I have two daughters, one at university, the other is in the lower sixth at school, i.e. has another year to go. Will I be able to stay in the house until she has (a) finished her education at school and/or (b) finished at uni.
It depends what any court order or separation agreement says but it is usually until they finish full time education which is 6th form or college. However if the order says education then this will include University.
My wife has just taken legal advice from a solicitor who claims that she can claim more than 50% of the property value, plus a sum for her on top of maintenance for our two year old – surely this isn’t fair given that she committed adultery – also given that up until Sept last year she paid nothing into the mortgage account. Please help.

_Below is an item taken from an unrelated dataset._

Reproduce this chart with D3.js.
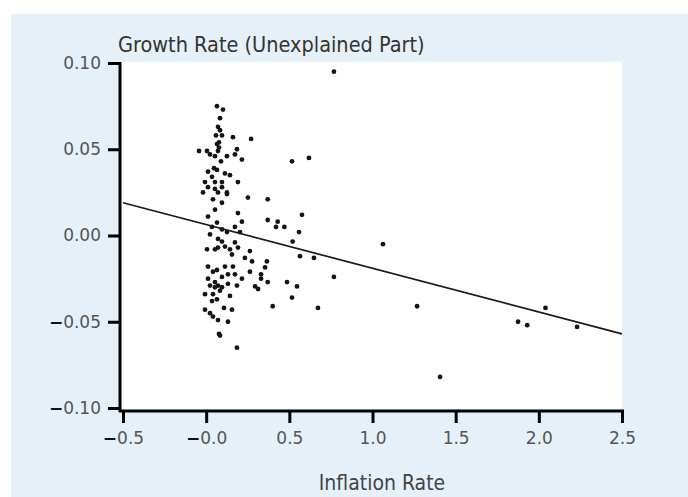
<!DOCTYPE html>
<html>
<head>
<meta charset="utf-8">
<script src="https://cdn.jsdelivr.net/npm/d3@7"></script>
<style>
  body { margin: 0; background: #ffffff; }
  svg { display: block; font-family: "DejaVu Sans Condensed", "DejaVu Sans", sans-serif; }
</style>
</head>
<body>
<div id="chart"></div>
<script>
// axis ticks
const xTicks = [-0.5, 0.0, 0.5, 1.0, 1.5, 2.0, 2.5];
const xTickLabels = ["-0.5", "-0.0", "0.5", "1.0", "1.5", "2.0", "2.5"];
const yTicks = [0.10, 0.05, 0.00, -0.05, -0.10];
const yTickLabels = ["0.10", "0.05", "0.00", "-0.05", "-0.10"];

// scatter points (inflation rate, unexplained growth)
const inflation = [
  0.065, 0.101, 0.083, 0.071, 0.083, 0.095, 0.059, 0.161, 0.27, 0.077,
  0.065, 0.077, -0.043, 0.005, 0.023, 0.053, 0.071, 0.125, 0.185, 0.173,
  0.089, 0.215, 0.047, 0.065, 0.011, 0.113, 0.143, 0.191, 0.035, -0.007,
  0.053, 0.095, 0.011, 0.053, 0.095, 0.125, -0.019, 0.071, 0.125, 0.041,
  0.095, 0.251, 0.191, 0.011, 0.053, 0.215, 0.065, 0.035, 0.095, 0.125,
  0.173, 0.203, 0.023, 0.071, 0.095, 0.173, 0.113, 0.005, 0.053, 0.071,
  0.143, 0.191, 0.155, 0.011, 0.065, 0.041, 0.113, 0.161, 0.095, 0.131,
  0.173, 0.263, 0.011, 0.053, 0.023, 0.071, 0.131, 0.185, 0.053, 0.095,
  -0.007, 0.041, 0.083, 0.143, 0.035, 0.065, -0.007, 0.023, 0.041, 0.107,
  0.155, 0.071, 0.131, 0.077, 0.083, 0.185,
  0.768, 0.516, 0.618, 0.37, 0.37, 0.43, 0.42, 0.47, 0.576, 0.558,
  0.52, 1.063, 0.263, 0.564, 0.648, 0.768, 0.233, 0.276, 0.365, 0.354,
  0.33, 0.33, 0.215, 0.37, 0.486, 0.294, 0.312, 0.546, 0.516, 0.40,
  0.672, 1.268, 1.406, 1.875, 1.93, 2.04, 2.23
];
const growth = [
  0.075, 0.073, 0.068, 0.063, 0.061, 0.058, 0.058, 0.057, 0.056, 0.054,
  0.053, 0.051, 0.049, 0.049, 0.047, 0.046, 0.049, 0.046, 0.050, 0.047,
  0.043, 0.044, 0.039, 0.038, 0.037, 0.036, 0.035, 0.031, 0.034, 0.031,
  0.031, 0.031, 0.028, 0.027, 0.028, 0.025, 0.025, 0.025, 0.024, 0.021,
  0.019, 0.022, 0.013, 0.011, 0.015, 0.008, 0.0075, 0.005, 0.0035, 0.002,
  0.005, 0.002, 0.0006, -0.002, -0.0035, -0.004, -0.0064, -0.008, -0.008, -0.007,
  -0.008, -0.007, -0.011, -0.018, -0.020, -0.021, -0.018, -0.018, -0.024, -0.0225,
  -0.0225, -0.021, -0.025, -0.027, -0.029, -0.029, -0.028, -0.029, -0.030, -0.030,
  -0.034, -0.034, -0.032, -0.035, -0.038, -0.037, -0.043, -0.045, -0.047, -0.042,
  -0.043, -0.049, -0.050, -0.057, -0.058, -0.065,
  0.095, 0.043, 0.045, 0.021, 0.009, 0.008, 0.005, 0.005, 0.012, 0.002,
  -0.0035, -0.005, -0.009, -0.012, -0.013, -0.024, -0.013, -0.015, -0.015, -0.0185,
  -0.0225, -0.025, -0.025, -0.027, -0.027, -0.0295, -0.031, -0.0295, -0.036, -0.041,
  -0.042, -0.041, -0.082, -0.050, -0.052, -0.042, -0.053
];

// fitted line end points
const fitX = [-0.5, 2.5];
const fitY = [0.019, -0.057];

const points = inflation.map((d, i) => ({x: d, y: growth[i]}));

const width = 688, height = 497;

const svg = d3.select("#chart")
  .append("svg")
    .attr("width", width)
    .attr("height", height);

// light blue panel
svg.append("rect")
  .attr("x", 11).attr("y", 14)
  .attr("width", width - 11).attr("height", height - 14)
  .attr("fill", "#e6f0f8");

const x = d3.scaleLinear().domain([-0.5, 2.5]).range([123, 622]);
const y = d3.scaleLinear().domain([-0.10, 0.10]).range([408, 63]);

// white plot area
svg.append("rect")
  .attr("x", 121).attr("y", 62)
  .attr("width", 501).attr("height", 348)
  .attr("fill", "#ffffff");

// points
svg.append("g")
  .selectAll("circle")
  .data(points)
  .join("circle")
    .attr("cx", d => x(d.x))
    .attr("cy", d => y(d.y))
    .attr("r", 2.4)
    .attr("fill", "#141414");

// fitted line
svg.append("line")
  .attr("x1", x(fitX[0])).attr("y1", y(fitY[0]))
  .attr("x2", x(fitX[1])).attr("y2", y(fitY[1]))
  .attr("stroke", "#1a1a1a")
  .attr("stroke-width", 1.7);

// label with heavy minus sign
function minusLabel(sel, label) {
  sel.text(null);
  if (label.startsWith("-")) {
    sel.append("tspan").attr("font-weight", "bold").attr("fill", "#111").text("\u2212");
    sel.append("tspan").text(label.slice(1));
  } else {
    sel.append("tspan").text(label);
  }
}

// Y axis
const yAxis = svg.append("g")
  .attr("transform", "translate(120,0)")
  .call(d3.axisLeft(y).tickValues(yTicks).tickSize(12).tickSizeOuter(0).tickPadding(7));
yAxis.select(".domain").remove();
yAxis.attr("font-family", "DejaVu Sans").attr("font-size", 17);
yAxis.selectAll(".tick line").attr("stroke", "#000").attr("stroke-width", 3);
yAxis.selectAll(".tick text")
  .attr("fill", "#555")
  .each(function(d, i) { minusLabel(d3.select(this), yTickLabels[i]); });
yAxis.append("line")
  .attr("x1", 0).attr("x2", 0).attr("y1", 62).attr("y2", 412)
  .attr("stroke", "#000").attr("stroke-width", 3);

// X axis
const xAxis = svg.append("g")
  .attr("transform", "translate(0,411)")
  .call(d3.axisBottom(x).tickValues(xTicks).tickSize(12).tickSizeOuter(0).tickPadding(9));
xAxis.select(".domain").remove();
xAxis.attr("font-family", "DejaVu Sans").attr("font-size", 17);
xAxis.selectAll(".tick line").attr("stroke", "#000").attr("stroke-width", 3);
xAxis.selectAll(".tick text")
  .attr("fill", "#555")
  .each(function(d, i) { minusLabel(d3.select(this), xTickLabels[i]); });
xAxis.append("line")
  .attr("x1", 119).attr("x2", 624).attr("y1", 0).attr("y2", 0)
  .attr("stroke", "#000").attr("stroke-width", 3);

// titles
svg.append("text")
  .attr("x", 118)
  .attr("y", 52)
  .attr("fill", "#333")
  .style("font-size", "21.5px")
  .text("Growth Rate (Unexplained Part)");

svg.append("text")
  .attr("x", 382)
  .attr("y", 490)
  .attr("text-anchor", "middle")
  .attr("fill", "#444")
  .style("font-size", "21px")
  .text("Inflation Rate");
</script>
</body>
</html>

The fact that she committed adultery is irrelevant I am afraid. The court would look at her needs and the intentions of the parties towards the assets. She is entitled to 50% of the matrimonial assets in any event. She may be able to claim more if she needs extra capital in order to finance the purchase of a house for her and your two year old. She may be entitled to some spouse maintenance for herself for a limited period but that depends on what her needs are and whether she is capable of working.
The fact that yours is not a short marriage does make a difference to the settlement. There is no reason to suggest that you are entitled to two thirds. The child will be considered appropriately and you should try to reach an agreement or come to an arrangement regarding child maintenance. Each case is different and you have not provided details of your particular case.
I would urge you to seek independent legal advice on this.